**Problem statement:**
Exactly as written, set down the lines from the top of the entries through the line bearing "const servicios = [15, 14, 21, 24, 20];", with every picture left out.

**Data shown:**
========================================

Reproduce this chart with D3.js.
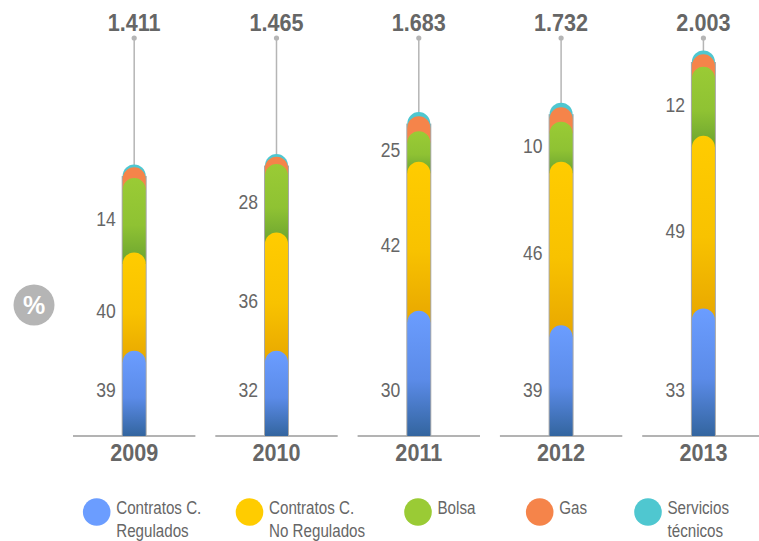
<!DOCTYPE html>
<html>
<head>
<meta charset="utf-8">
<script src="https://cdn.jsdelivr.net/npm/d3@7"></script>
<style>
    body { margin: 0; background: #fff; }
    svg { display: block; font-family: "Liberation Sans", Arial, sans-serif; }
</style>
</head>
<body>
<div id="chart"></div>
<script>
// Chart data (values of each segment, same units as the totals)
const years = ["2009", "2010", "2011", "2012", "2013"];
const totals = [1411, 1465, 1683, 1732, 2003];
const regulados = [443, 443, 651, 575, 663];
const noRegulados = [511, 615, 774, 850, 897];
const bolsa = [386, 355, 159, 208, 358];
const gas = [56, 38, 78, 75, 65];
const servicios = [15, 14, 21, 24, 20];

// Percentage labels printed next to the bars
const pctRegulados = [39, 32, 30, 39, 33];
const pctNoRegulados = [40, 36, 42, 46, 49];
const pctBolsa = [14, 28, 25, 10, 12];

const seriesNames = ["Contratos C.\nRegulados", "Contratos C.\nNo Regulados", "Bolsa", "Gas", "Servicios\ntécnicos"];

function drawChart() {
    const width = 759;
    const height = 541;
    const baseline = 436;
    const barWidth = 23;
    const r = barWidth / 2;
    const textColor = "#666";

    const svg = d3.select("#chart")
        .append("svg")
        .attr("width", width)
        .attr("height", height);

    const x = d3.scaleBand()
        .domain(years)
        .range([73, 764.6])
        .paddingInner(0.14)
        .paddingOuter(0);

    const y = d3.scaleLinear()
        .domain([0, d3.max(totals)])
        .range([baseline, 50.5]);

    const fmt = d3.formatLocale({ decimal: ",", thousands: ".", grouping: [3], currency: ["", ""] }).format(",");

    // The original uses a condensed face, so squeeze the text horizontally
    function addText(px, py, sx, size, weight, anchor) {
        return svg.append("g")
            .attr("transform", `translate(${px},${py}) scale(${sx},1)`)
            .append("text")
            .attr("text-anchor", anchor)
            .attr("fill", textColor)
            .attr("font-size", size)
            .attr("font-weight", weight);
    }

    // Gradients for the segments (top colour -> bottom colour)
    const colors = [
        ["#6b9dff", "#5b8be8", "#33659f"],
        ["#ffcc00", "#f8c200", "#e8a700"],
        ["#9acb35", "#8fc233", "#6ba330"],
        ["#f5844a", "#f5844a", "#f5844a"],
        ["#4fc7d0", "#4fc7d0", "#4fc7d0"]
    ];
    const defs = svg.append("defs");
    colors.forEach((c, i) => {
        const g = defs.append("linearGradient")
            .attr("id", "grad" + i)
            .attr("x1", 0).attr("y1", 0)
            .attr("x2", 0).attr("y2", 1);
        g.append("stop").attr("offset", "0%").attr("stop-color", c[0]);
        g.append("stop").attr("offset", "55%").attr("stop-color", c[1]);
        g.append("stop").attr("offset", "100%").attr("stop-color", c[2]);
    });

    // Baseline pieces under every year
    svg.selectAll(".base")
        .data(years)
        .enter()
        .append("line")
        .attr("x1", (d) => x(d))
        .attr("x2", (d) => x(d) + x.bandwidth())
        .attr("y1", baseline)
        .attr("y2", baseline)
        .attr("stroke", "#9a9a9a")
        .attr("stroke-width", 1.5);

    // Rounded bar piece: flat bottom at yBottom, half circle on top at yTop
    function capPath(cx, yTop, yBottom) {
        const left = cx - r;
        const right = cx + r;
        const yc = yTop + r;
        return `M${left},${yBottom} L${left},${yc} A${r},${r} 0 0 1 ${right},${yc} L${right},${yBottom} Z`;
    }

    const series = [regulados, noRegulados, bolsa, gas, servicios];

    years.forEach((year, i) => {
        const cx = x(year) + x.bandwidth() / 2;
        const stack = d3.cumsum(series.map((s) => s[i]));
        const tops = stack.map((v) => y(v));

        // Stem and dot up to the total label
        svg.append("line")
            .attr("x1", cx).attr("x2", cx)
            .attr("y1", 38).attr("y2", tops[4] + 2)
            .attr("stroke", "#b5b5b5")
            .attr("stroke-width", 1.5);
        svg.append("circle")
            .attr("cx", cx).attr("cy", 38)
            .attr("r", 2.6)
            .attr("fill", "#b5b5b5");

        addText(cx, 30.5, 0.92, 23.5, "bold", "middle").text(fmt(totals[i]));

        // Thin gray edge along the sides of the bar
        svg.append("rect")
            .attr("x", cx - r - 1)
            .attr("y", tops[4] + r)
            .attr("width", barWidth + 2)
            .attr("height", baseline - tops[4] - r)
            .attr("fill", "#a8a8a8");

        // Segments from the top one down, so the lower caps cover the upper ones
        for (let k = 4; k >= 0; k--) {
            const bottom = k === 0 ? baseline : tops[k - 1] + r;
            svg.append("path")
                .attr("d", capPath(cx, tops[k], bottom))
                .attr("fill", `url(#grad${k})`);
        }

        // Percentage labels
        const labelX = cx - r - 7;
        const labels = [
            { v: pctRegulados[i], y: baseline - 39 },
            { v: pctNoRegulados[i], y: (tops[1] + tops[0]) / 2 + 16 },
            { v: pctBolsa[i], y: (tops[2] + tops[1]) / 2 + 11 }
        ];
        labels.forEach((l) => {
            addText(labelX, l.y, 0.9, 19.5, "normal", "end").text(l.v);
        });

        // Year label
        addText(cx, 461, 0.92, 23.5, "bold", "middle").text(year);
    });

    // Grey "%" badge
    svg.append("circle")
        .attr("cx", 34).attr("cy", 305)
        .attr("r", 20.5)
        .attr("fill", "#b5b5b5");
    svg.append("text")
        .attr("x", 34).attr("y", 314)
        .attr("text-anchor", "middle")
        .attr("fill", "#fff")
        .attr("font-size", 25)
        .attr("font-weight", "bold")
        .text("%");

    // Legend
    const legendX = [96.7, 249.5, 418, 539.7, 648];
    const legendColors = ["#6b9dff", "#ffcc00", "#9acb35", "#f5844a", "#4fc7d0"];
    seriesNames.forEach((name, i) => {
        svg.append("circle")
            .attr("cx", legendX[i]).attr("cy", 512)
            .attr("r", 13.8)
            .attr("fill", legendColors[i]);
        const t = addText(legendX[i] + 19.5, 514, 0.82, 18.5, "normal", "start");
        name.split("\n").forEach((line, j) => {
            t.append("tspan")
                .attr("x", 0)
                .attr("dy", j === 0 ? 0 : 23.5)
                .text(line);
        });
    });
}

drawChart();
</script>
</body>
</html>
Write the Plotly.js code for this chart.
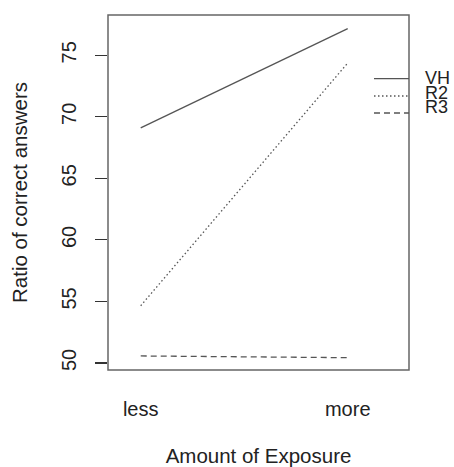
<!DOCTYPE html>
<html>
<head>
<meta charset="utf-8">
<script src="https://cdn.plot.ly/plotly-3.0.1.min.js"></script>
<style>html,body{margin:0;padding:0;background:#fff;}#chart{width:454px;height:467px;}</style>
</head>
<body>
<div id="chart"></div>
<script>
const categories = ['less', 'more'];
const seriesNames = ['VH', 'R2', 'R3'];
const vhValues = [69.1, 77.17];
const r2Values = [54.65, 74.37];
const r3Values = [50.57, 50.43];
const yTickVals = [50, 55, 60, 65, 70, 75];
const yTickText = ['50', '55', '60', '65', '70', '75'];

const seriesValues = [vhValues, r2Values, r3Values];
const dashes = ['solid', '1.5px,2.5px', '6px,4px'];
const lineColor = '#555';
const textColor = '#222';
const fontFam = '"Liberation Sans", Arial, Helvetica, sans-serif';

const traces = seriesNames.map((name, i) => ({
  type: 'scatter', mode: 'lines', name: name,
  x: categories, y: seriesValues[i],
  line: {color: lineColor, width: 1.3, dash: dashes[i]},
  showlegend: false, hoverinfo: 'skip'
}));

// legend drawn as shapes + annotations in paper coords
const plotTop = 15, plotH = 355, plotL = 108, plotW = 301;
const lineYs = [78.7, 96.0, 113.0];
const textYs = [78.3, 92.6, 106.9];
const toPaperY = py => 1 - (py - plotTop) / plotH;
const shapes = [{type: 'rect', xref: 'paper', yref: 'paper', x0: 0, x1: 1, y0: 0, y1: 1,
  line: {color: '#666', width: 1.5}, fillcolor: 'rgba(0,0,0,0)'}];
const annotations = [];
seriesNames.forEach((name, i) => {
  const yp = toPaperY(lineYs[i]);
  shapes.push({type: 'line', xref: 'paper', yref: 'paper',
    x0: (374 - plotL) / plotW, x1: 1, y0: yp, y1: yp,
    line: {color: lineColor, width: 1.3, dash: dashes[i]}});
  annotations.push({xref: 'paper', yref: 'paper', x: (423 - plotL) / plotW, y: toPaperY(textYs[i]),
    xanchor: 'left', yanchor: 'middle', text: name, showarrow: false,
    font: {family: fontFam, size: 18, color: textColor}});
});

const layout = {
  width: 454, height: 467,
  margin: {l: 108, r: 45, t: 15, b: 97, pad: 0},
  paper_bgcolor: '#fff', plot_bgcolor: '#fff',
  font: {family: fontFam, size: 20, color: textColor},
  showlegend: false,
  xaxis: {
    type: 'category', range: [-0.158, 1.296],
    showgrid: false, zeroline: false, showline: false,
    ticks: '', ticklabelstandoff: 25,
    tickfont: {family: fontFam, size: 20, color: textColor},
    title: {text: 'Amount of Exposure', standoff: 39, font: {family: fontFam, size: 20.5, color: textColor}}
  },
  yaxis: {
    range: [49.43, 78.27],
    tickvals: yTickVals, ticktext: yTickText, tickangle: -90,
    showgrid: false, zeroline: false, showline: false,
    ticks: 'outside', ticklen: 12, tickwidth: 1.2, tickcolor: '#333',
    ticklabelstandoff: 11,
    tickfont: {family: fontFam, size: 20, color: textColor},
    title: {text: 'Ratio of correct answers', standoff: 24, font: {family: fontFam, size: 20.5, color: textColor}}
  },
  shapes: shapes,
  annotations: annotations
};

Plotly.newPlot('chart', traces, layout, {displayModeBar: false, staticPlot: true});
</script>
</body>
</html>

========================================

**Full output:**
Reproduce this chart with D3.js.
<!DOCTYPE html>
<html>
<head>
<meta charset="utf-8">
<script src="https://cdn.jsdelivr.net/npm/d3@7"></script>
<style>
    body { margin: 0; background: #fff; }
    svg { display: block; font-family: "Liberation Sans", Arial, sans-serif; }
</style>
</head>
<body>
<div id="chart"></div>
<script>
// Chart data (values of each segment, same units as the totals)
const years = ["2009", "2010", "2011", "2012", "2013"];
const totals = [1411, 1465, 1683, 1732, 2003];
const regulados = [443, 443, 651, 575, 663];
const noRegulados = [511, 615, 774, 850, 897];
const bolsa = [386, 355, 159, 208, 358];
const gas = [56, 38, 78, 75, 65];
const servicios = [15, 14, 21, 24, 20];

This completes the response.